Instructions for the task »
Skip the pictures. Reproduce all other material exactly.

------------------------------------------------------------

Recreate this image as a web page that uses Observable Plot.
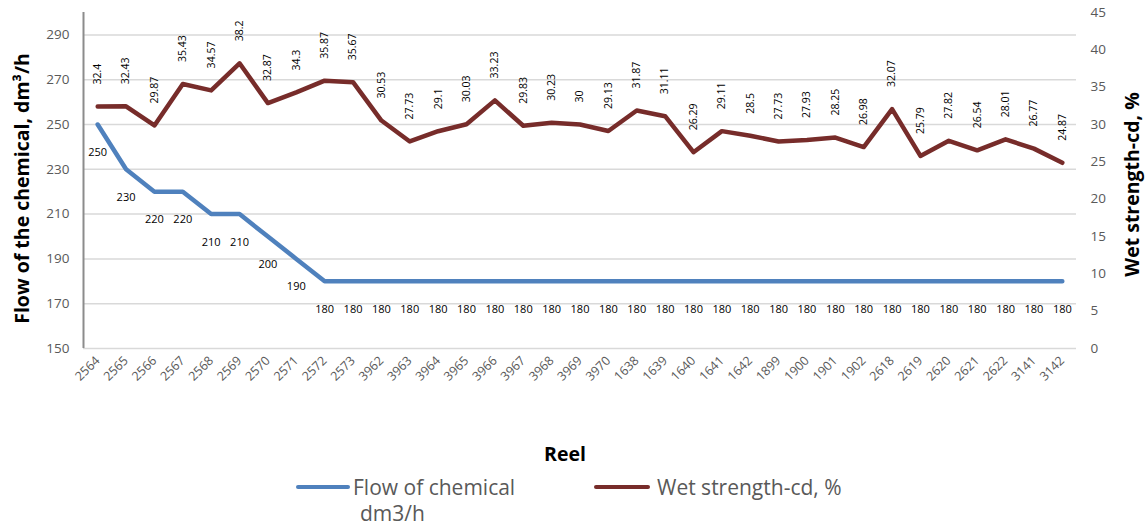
<!DOCTYPE html>
<html>
<head>
<meta charset="utf-8">
<script src="https://cdn.jsdelivr.net/npm/d3@7"></script>
<script src="https://cdn.jsdelivr.net/npm/@observablehq/plot@0.6"></script>
<style>
  html, body { margin: 0; padding: 0; background: #fff; }
  #wrap { position: relative; width: 1147px; height: 528px; font-family: "Open Sans", sans-serif; }
  .leg-line { position: absolute; height: 4px; border-radius: 2px; }
  .leg-text { position: absolute; font-size: 21px; color: #595959; line-height: 26px; white-space: nowrap; }
</style>
</head>
<body>
<div id="wrap">
  <div id="chart"></div>
  <div class="leg-line" style="left:296px; top:485px; width:54px; background:#4f81bd;"></div>
  <div class="leg-text" style="left:353px; top:474px;">Flow of chemical<br><span style="padding-left:7px">dm3/h</span></div>
  <div class="leg-line" style="left:594px; top:485px; width:56px; background:#772c2a;"></div>
  <div class="leg-text" style="left:657px; top:474px;">Wet strength-cd, %</div>
</div>
<script>
const reels = ["2564","2565","2566","2567","2568","2569","2570","2571","2572","2573",
  "3962","3963","3964","3965","3966","3967","3968","3969","3970",
  "1638","1639","1640","1641","1642","1899","1900","1901","1902",
  "2618","2619","2620","2621","2622","3141","3142"];
const flow = [250,230,220,220,210,210,200,190,180,180,
  180,180,180,180,180,180,180,180,180,
  180,180,180,180,180,180,180,180,180,
  180,180,180,180,180,180,180];
const wet = [32.4,32.43,29.87,35.43,34.57,38.2,32.87,34.3,35.87,35.67,
  30.53,27.73,29.1,30.03,33.23,29.83,30.23,30,29.13,
  31.87,31.11,26.29,29.11,28.5,27.73,27.93,28.25,26.98,
  32.07,25.79,27.82,26.54,28.01,26.77,24.87];
const leftTicks = [150,170,190,210,230,250,270,290];
const rightTicks = [0,5,10,15,20,25,30,35,40,45];

const leftMin = 150, leftMax = 300, rightMax = 45;
const toLeft = v => leftMin + v * (leftMax - leftMin) / rightMax;
const toRight = v => Math.round((v - leftMin) * rightMax / (leftMax - leftMin));

const rows = reels.map((r, i) => ({reel: r, flow: flow[i], wet: wet[i], wetL: toLeft(wet[i])}));

const W = 1147, H = 445, mL = 83, mR = 71, mT = 12, mB = H - 348;
const halfStep = (W - mL - mR) / reels.length / 2;

const chart = Plot.plot({
  width: W, height: H,
  marginLeft: mL, marginRight: mR, marginTop: mT, marginBottom: mB,
  style: {fontFamily: "'Open Sans', sans-serif", background: "#fff", overflow: "visible"},
  x: {type: "point", domain: reels, padding: 0.5, round: false},
  y: {domain: [leftMin, leftMax]},
  marks: [
    Plot.ruleY(leftTicks, {stroke: "#d9d9d9", strokeWidth: 1.5}),
    Plot.ruleX([reels[0]], {y1: leftMin, y2: leftMax, dx: -halfStep, stroke: "#8c8c8c", strokeWidth: 2}),
    Plot.axisY({anchor: "left", ticks: leftTicks, tickSize: 0, tickPadding: 14, fontSize: 13.5, fill: "#595959", label: null}),
    Plot.axisY({anchor: "right", ticks: rightTicks.map(toLeft), tickFormat: v => String(toRight(v)), tickSize: 0, tickPadding: 14, textAnchor: "start", fontSize: 13.5, fill: "#595959", label: null}),
    Plot.axisX({tickRotate: -45, tickSize: 0, tickPadding: 10, fontSize: 12.5, fill: "#595959", label: null}),
    Plot.line(rows, {x: "reel", y: "flow", stroke: "#4f81bd", strokeWidth: 4.5, strokeLinejoin: "round", strokeLinecap: "round"}),
    Plot.line(rows, {x: "reel", y: "wetL", stroke: "#772c2a", strokeWidth: 4.5, strokeLinejoin: "round", strokeLinecap: "round"}),
    Plot.text(rows, {x: "reel", y: "flow", text: d => String(d.flow), dy: 28, fontSize: 11, fill: "#000"}),
    Plot.text(rows, {x: "reel", y: "wetL", text: d => String(d.wet), rotate: -90, textAnchor: "start", dy: -22, fontSize: 10.5, fill: "#000"}),
    Plot.text(["Flow of the chemical, dm³/h"], {frameAnchor: "left", textAnchor: "middle", dx: -61, dy: 8, rotate: -90, fontSize: 19.5, fontWeight: "bold", fill: "#000"}),
    Plot.text(["Wet strength-cd, %"], {frameAnchor: "right", textAnchor: "middle", dx: 56, dy: 4, rotate: -90, fontSize: 19.5, fontWeight: "bold", fill: "#000"}),
    Plot.text(["Reel"], {frameAnchor: "bottom", dx: -15, dy: 112, fontSize: 19.5, fontWeight: "bold", fill: "#000"})
  ]
});
document.getElementById("chart").appendChild(chart);
</script>
</body>
</html>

------------------------------------------------------------

Output for this exercise »
Recreate this image as a web page that uses Observable Plot.
<!DOCTYPE html>
<html>
<head>
<meta charset="utf-8">
<script src="https://cdn.jsdelivr.net/npm/d3@7"></script>
<script src="https://cdn.jsdelivr.net/npm/@observablehq/plot@0.6"></script>
<style>
  html, body { margin: 0; padding: 0; background: #fff; }
  #wrap { position: relative; width: 1147px; height: 528px; font-family: "Open Sans", sans-serif; }
  .leg-line { position: absolute; height: 4px; border-radius: 2px; }
  .leg-text { position: absolute; font-size: 21px; color: #595959; line-height: 26px; white-space: nowrap; }
</style>
</head>
<body>
<div id="wrap">
  <div id="chart"></div>
  <div class="leg-line" style="left:296px; top:485px; width:54px; background:#4f81bd;"></div>
  <div class="leg-text" style="left:353px; top:474px;">Flow of chemical<br><span style="padding-left:7px">dm3/h</span></div>
  <div class="leg-line" style="left:594px; top:485px; width:56px; background:#772c2a;"></div>
  <div class="leg-text" style="left:657px; top:474px;">Wet strength-cd, %</div>
</div>
<script>
const reels = ["2564","2565","2566","2567","2568","2569","2570","2571","2572","2573",
  "3962","3963","3964","3965","3966","3967","3968","3969","3970",
  "1638","1639","1640","1641","1642","1899","1900","1901","1902",
  "2618","2619","2620","2621","2622","3141","3142"];
const flow = [250,230,220,220,210,210,200,190,180,180,
  180,180,180,180,180,180,180,180,180,
  180,180,180,180,180,180,180,180,180,
  180,180,180,180,180,180,180];
const wet = [32.4,32.43,29.87,35.43,34.57,38.2,32.87,34.3,35.87,35.67,
  30.53,27.73,29.1,30.03,33.23,29.83,30.23,30,29.13,
  31.87,31.11,26.29,29.11,28.5,27.73,27.93,28.25,26.98,
  32.07,25.79,27.82,26.54,28.01,26.77,24.87];
const leftTicks = [150,170,190,210,230,250,270,290];
const rightTicks = [0,5,10,15,20,25,30,35,40,45];

const leftMin = 150, leftMax = 300, rightMax = 45;
const toLeft = v => leftMin + v * (leftMax - leftMin) / rightMax;
const toRight = v => Math.round((v - leftMin) * rightMax / (leftMax - leftMin));

const rows = reels.map((r, i) => ({reel: r, flow: flow[i], wet: wet[i], wetL: toLeft(wet[i])}));

const W = 1147, H = 445, mL = 83, mR = 71, mT = 12, mB = H - 348;
const halfStep = (W - mL - mR) / reels.length / 2;

const chart = Plot.plot({
  width: W, height: H,
  marginLeft: mL, marginRight: mR, marginTop: mT, marginBottom: mB,
  style: {fontFamily: "'Open Sans', sans-serif", background: "#fff", overflow: "visible"},
  x: {type: "point", domain: reels, padding: 0.5, round: false},
  y: {domain: [leftMin, leftMax]},
  marks: [
    Plot.ruleY(leftTicks, {stroke: "#d9d9d9", strokeWidth: 1.5}),
    Plot.ruleX([reels[0]], {y1: leftMin, y2: leftMax, dx: -halfStep, stroke: "#8c8c8c", strokeWidth: 2}),
    Plot.axisY({anchor: "left", ticks: leftTicks, tickSize: 0, tickPadding: 14, fontSize: 13.5, fill: "#595959", label: null}),
    Plot.axisY({anchor: "right", ticks: rightTicks.map(toLeft), tickFormat: v => String(toRight(v)), tickSize: 0, tickPadding: 14, textAnchor: "start", fontSize: 13.5, fill: "#595959", label: null}),
    Plot.axisX({tickRotate: -45, tickSize: 0, tickPadding: 10, fontSize: 12.5, fill: "#595959", label: null}),
    Plot.line(rows, {x: "reel", y: "flow", stroke: "#4f81bd", strokeWidth: 4.5, strokeLinejoin: "round", strokeLinecap: "round"}),
    Plot.line(rows, {x: "reel", y: "wetL", stroke: "#772c2a", strokeWidth: 4.5, strokeLinejoin: "round", strokeLinecap: "round"}),
    Plot.text(rows, {x: "reel", y: "flow", text: d => String(d.flow), dy: 28, fontSize: 11, fill: "#000"}),
    Plot.text(rows, {x: "reel", y: "wetL", text: d => String(d.wet), rotate: -90, textAnchor: "start", dy: -22, fontSize: 10.5, fill: "#000"}),
    Plot.text(["Flow of the chemical, dm³/h"], {frameAnchor: "left", textAnchor: "middle", dx: -61, dy: 8, rotate: -90, fontSize: 19.5, fontWeight: "bold", fill: "#000"}),
    Plot.text(["Wet strength-cd, %"], {frameAnchor: "right", textAnchor: "middle", dx: 56, dy: 4, rotate: -90, fontSize: 19.5, fontWeight: "bold", fill: "#000"}),
    Plot.text(["Reel"], {frameAnchor: "bottom", dx: -15, dy: 112, fontSize: 19.5, fontWeight: "bold", fill: "#000"})
  ]
});
document.getElementById("chart").appendChild(chart);
</script>
</body>
</html>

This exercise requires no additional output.